Razo talked about plans to define and expand the city’s “digital footprint.” When asked what that meant, he described it as the web, social media and online “influencers.”

For example, on Dec. 30 food blogger Teri Turner, who goes by the handle @NoCrumbsLeft, is holding a social media meet-up to highlight St. Helena businesses. So far 75 people have signed up to meet at Gott’s and then tour St. Helena’s restaurants and shops. The goal is to generate the kind of promotional buzz that St. Helena has been lacking.

On top of that, we’d like the Chamber to find out more about St. Helena’s target market and develop strategies accordingly. We understand that millennials respond well to the digital and social media strategies Razo referred to, but we don’t want to miss out on other audiences.

However, the Chamber also needs to focus on internal issues. We encourage the new Chamber leadership to meet one-on-one with each of the merchants on Main Street. It is important for the Chamber to hear their concerns and their ideas about how to increase St. Helena’s potential now that the Chamber is building a new strategy. Merchants are eager to help. Some of them have been in the city for over 30 years, so they can offer a strong historical perspective.

We encourage the Chamber to strengthen its communication with the city and understand the different fees and permit requirements so the Chamber can communicate clearly with any new merchant interested in coming to St. Helena. Creating a more vibrant business scene will only be possible if the Chamber, landlords and merchants, the council, city staff and the community take active roles in supporting it.

We also would love to see a distinctive event to bring shoppers to St. Helena during the off-season when tourism slows down. Over the years we’ve seen events like the Mustard Festival and Cheers develop a loyal following only to be disbanded for various reasons, and in the absence of anything particularly fun and exciting — and with hotels popping up in neighboring cities — local merchants are seeing potential shoppers go to Napa, Yountville and Calistoga instead.

Calistoga’s annual Lighted Tractor Parade appeals to locals and tourists. Other towns throughout the Napa Valley celebrate Christmas with special events designed to build excitement and bring people downtown.
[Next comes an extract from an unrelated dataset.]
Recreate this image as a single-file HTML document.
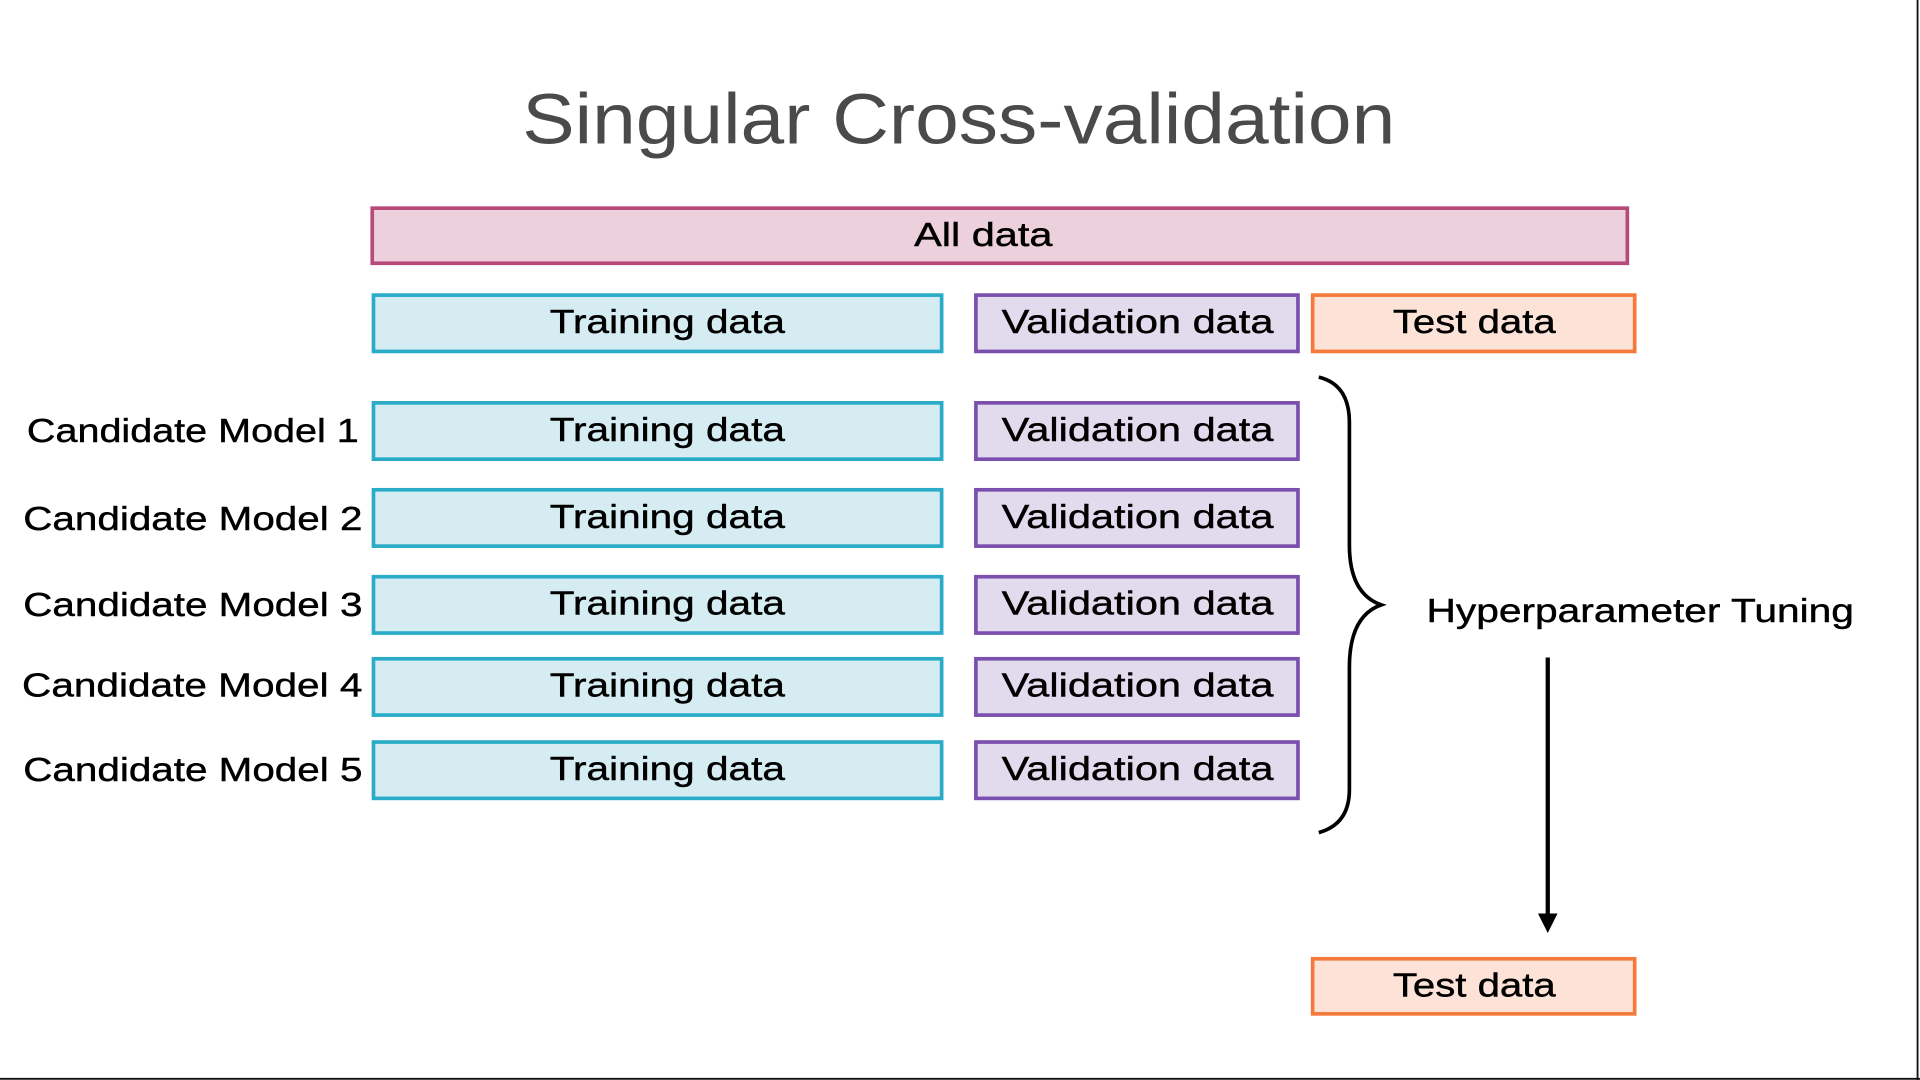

They include light shows, the arrival of Santa Claus on a firetruck and parades down Main Street.

What could be a unique twist to make St. Helena attractive and bring people to shop downtown? We have heard ideas about “Victorian Winterland,” “A Christmas Dream” and others. Maybe the Chamber along with the city could hold a contest or a gathering to plan a unique theme for next holiday season.

All of these ideas are worth exploring next year. To bring people to shop downtown, we need to create positive memories to offset the current vehicle traffic, lack of visitor-friendly restrooms, lack of parking and other deficiencies.

We need better holiday decorations. In a letter to merchants, Carabba-Salazar acknowledged the complaints and pledged to straighten things out in time for the next holiday season.

We are happy that the Christmas wreaths and lights are up. It’s an example of how the city, Chamber and merchants can collaborate to create something that benefits us all. But it should have gotten done sooner. Early missteps can occur of course, but the town and its merchant base can’t afford many more.

We liked the Chamber’s latest 30-second marketing video, which has already attracted more than 40,000 views. The message that St. Helena is open for business aligns with the valley-wide marketing campaign informing folks that despite the fires the Napa Valley is far from a smoking wasteland.

Razo and Carabba-Salazar have their work cut out for them. We wish them luck and join local merchants in offering them a helpful hand. Collaboration is what will bring positive results.